▶ [Objective] Exactly repeat the material, dropping only the pictures.

--

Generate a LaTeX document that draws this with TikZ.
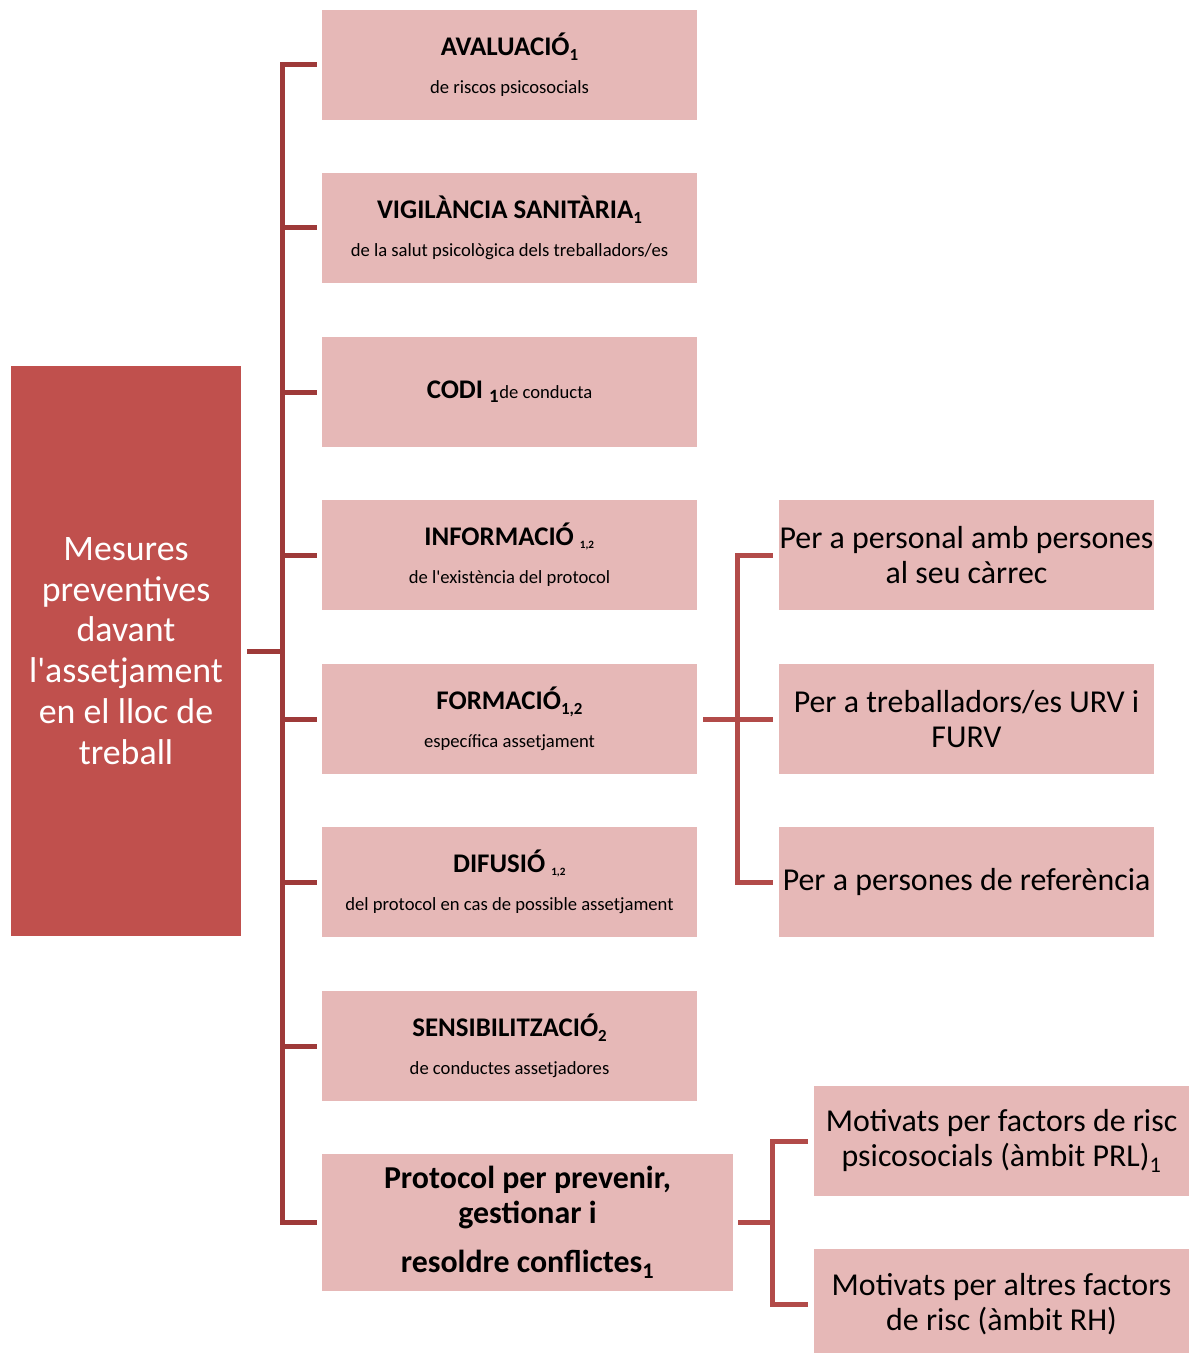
\documentclass[tikz,border=0pt]{standalone}
\usepackage{fontspec}
\setmainfont{Carlito}
\definecolor{boxfill}{RGB}{230,184,183}
\definecolor{mainfill}{RGB}{192,80,77}
\definecolor{trunkcol}{RGB}{158,58,57}
\definecolor{brackcol}{RGB}{178,75,73}
\newcommand{\ap}{\textquotesingle}
\newcommand{\ttlfont}{\fontsize{27}{30}\selectfont\bfseries}
\newcommand{\lowsub}[1]{\raisebox{-0.18em}{\fontsize{17}{18}\selectfont #1}}
\begin{document}
\begin{tikzpicture}[x=1bp,y=-1bp,
  mbox/.style={rectangle,fill=boxfill,minimum width=375bp,minimum height=110bp,inner sep=0pt,align=center,text=black},
  sbox/.style={mbox,font=\fontsize{18.7}{22}\selectfont},
  rbox/.style={mbox,font=\fontsize{32}{35}\selectfont},
  conn/.style={draw=trunkcol,line width=5bp,line join=miter},
  bconn/.style={draw=brackcol,line width=5bp,line join=miter},
]
\useasboundingbox (0,0) rectangle (1195,1353);
\fill[white] (0,0) rectangle (1195,1353);

% main box
\node[rectangle,fill=mainfill,minimum width=230bp,minimum height=570bp,inner sep=0pt,align=center,text=white,
  font=\fontsize{36}{41}\selectfont] (main) at (126,651)
  {Mesures\\preventives\\davant\\l\ap assetjament\\en el lloc de\\treball};

% middle boxes
\node[sbox] (b1) at (509.5,65)
  {{\ttlfont AVALUACIÓ\lowsub{1}}\\[16bp]de riscos psicosocials};
\node[sbox] (b2) at (509.5,228)
  {{\ttlfont VIGILÀNCIA SANITÀRIA\lowsub{1}}\\[16bp]de la salut psicològica dels treballadors/es};
\node[sbox] (b3) at (509.5,392)
  {{\ttlfont CODI \textsubscript{1}}de conducta};
\node[sbox] (b4) at (509.5,555)
  {{\ttlfont INFORMACIÓ {\fontsize{16}{18}\selectfont\textsubscript{1,2}}}\\[16bp]de l\ap existència del protocol};
\node[sbox] (b5) at (509.5,719)
  {{\ttlfont FORMACIÓ\lowsub{1,2}}\\[16bp]específica assetjament};
\node[sbox] (b6) at (509.5,882)
  {{\ttlfont DIFUSIÓ {\fontsize{16}{18}\selectfont\textsubscript{1,2}}}\\[16bp]del protocol en cas de possible assetjament};
\node[sbox] (b7) at (509.5,1046)
  {{\ttlfont SENSIBILITZACIÓ\lowsub{2}}\\[16bp]de conductes assetjadores};
\node[mbox,minimum width=411bp,minimum height=137bp,font=\fontsize{32}{35}\selectfont\bfseries] (b8) at (527.5,1222.5)
  {Protocol per prevenir,\\gestionar i\\[14bp]resoldre conflictes\textsubscript{1}};

% right boxes
\node[rbox] (r1) at (966.5,555) {Per a personal amb persones\\al seu càrrec};
\node[rbox] (r2) at (966.5,719) {Per a treballadors/es URV i\\FURV};
\node[rbox] (r3) at (966.5,882) {Per a persones de referència};
\node[rbox] (p1) at (1001.5,1141) {Motivats per factors de risc\\psicosocials (àmbit PRL)\textsubscript{1}};
\node[rbox] (p2) at (1001.5,1304) {Motivats per altres factors\\de risc (àmbit RH)};

% trunk
\draw[conn] ([xshift=6bp]main.east) -- ++(36,0);
\draw[conn] ([xshift=-5bp]b1.west) -- ++(-34,0) |- ([xshift=-5bp]b8.west);
\foreach \b in {b2,b3,b4,b5,b6,b7}
  \draw[conn] ([xshift=-5bp]\b.west) -- ++(-34,0);

% formacio bracket
\draw[bconn] ([xshift=6bp]b5.east) -- ++(35,0);
\draw[bconn] ([xshift=-6bp]r1.west) -- ++(-35,0) |- ([xshift=-6bp]r3.west);
\draw[bconn] ([xshift=-6bp]r2.west) -- ++(-35,0);

% protocol bracket
\draw[bconn] ([xshift=5bp]b8.east) -- ++(35,0);
\draw[bconn] ([xshift=-6bp]p1.west) -- ++(-35,0) |- ([xshift=-6bp]p2.west);
\end{tikzpicture}
\end{document}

--

▶ [Result]
Generate a LaTeX document that draws this with TikZ.
\documentclass[tikz,border=0pt]{standalone}
\usepackage{fontspec}
\setmainfont{Carlito}
\definecolor{boxfill}{RGB}{230,184,183}
\definecolor{mainfill}{RGB}{192,80,77}
\definecolor{trunkcol}{RGB}{158,58,57}
\definecolor{brackcol}{RGB}{178,75,73}
\newcommand{\ap}{\textquotesingle}
\newcommand{\ttlfont}{\fontsize{27}{30}\selectfont\bfseries}
\newcommand{\lowsub}[1]{\raisebox{-0.18em}{\fontsize{17}{18}\selectfont #1}}
\begin{document}
\begin{tikzpicture}[x=1bp,y=-1bp,
  mbox/.style={rectangle,fill=boxfill,minimum width=375bp,minimum height=110bp,inner sep=0pt,align=center,text=black},
  sbox/.style={mbox,font=\fontsize{18.7}{22}\selectfont},
  rbox/.style={mbox,font=\fontsize{32}{35}\selectfont},
  conn/.style={draw=trunkcol,line width=5bp,line join=miter},
  bconn/.style={draw=brackcol,line width=5bp,line join=miter},
]
\useasboundingbox (0,0) rectangle (1195,1353);
\fill[white] (0,0) rectangle (1195,1353);

% main box
\node[rectangle,fill=mainfill,minimum width=230bp,minimum height=570bp,inner sep=0pt,align=center,text=white,
  font=\fontsize{36}{41}\selectfont] (main) at (126,651)
  {Mesures\\preventives\\davant\\l\ap assetjament\\en el lloc de\\treball};

% middle boxes
\node[sbox] (b1) at (509.5,65)
  {{\ttlfont AVALUACIÓ\lowsub{1}}\\[16bp]de riscos psicosocials};
\node[sbox] (b2) at (509.5,228)
  {{\ttlfont VIGILÀNCIA SANITÀRIA\lowsub{1}}\\[16bp]de la salut psicològica dels treballadors/es};
\node[sbox] (b3) at (509.5,392)
  {{\ttlfont CODI \textsubscript{1}}de conducta};
\node[sbox] (b4) at (509.5,555)
  {{\ttlfont INFORMACIÓ {\fontsize{16}{18}\selectfont\textsubscript{1,2}}}\\[16bp]de l\ap existència del protocol};
\node[sbox] (b5) at (509.5,719)
  {{\ttlfont FORMACIÓ\lowsub{1,2}}\\[16bp]específica assetjament};
\node[sbox] (b6) at (509.5,882)
  {{\ttlfont DIFUSIÓ {\fontsize{16}{18}\selectfont\textsubscript{1,2}}}\\[16bp]del protocol en cas de possible assetjament};
\node[sbox] (b7) at (509.5,1046)
  {{\ttlfont SENSIBILITZACIÓ\lowsub{2}}\\[16bp]de conductes assetjadores};
\node[mbox,minimum width=411bp,minimum height=137bp,font=\fontsize{32}{35}\selectfont\bfseries] (b8) at (527.5,1222.5)
  {Protocol per prevenir,\\gestionar i\\[14bp]resoldre conflictes\textsubscript{1}};

% right boxes
\node[rbox] (r1) at (966.5,555) {Per a personal amb persones\\al seu càrrec};
\node[rbox] (r2) at (966.5,719) {Per a treballadors/es URV i\\FURV};
\node[rbox] (r3) at (966.5,882) {Per a persones de referència};
\node[rbox] (p1) at (1001.5,1141) {Motivats per factors de risc\\psicosocials (àmbit PRL)\textsubscript{1}};
\node[rbox] (p2) at (1001.5,1304) {Motivats per altres factors\\de risc (àmbit RH)};

% trunk
\draw[conn] ([xshift=6bp]main.east) -- ++(36,0);
\draw[conn] ([xshift=-5bp]b1.west) -- ++(-34,0) |- ([xshift=-5bp]b8.west);
\foreach \b in {b2,b3,b4,b5,b6,b7}
  \draw[conn] ([xshift=-5bp]\b.west) -- ++(-34,0);

% formacio bracket
\draw[bconn] ([xshift=6bp]b5.east) -- ++(35,0);
\draw[bconn] ([xshift=-6bp]r1.west) -- ++(-35,0) |- ([xshift=-6bp]r3.west);
\draw[bconn] ([xshift=-6bp]r2.west) -- ++(-35,0);

% protocol bracket
\draw[bconn] ([xshift=5bp]b8.east) -- ++(35,0);
\draw[bconn] ([xshift=-6bp]p1.west) -- ++(-35,0) |- ([xshift=-6bp]p2.west);
\end{tikzpicture}
\end{document}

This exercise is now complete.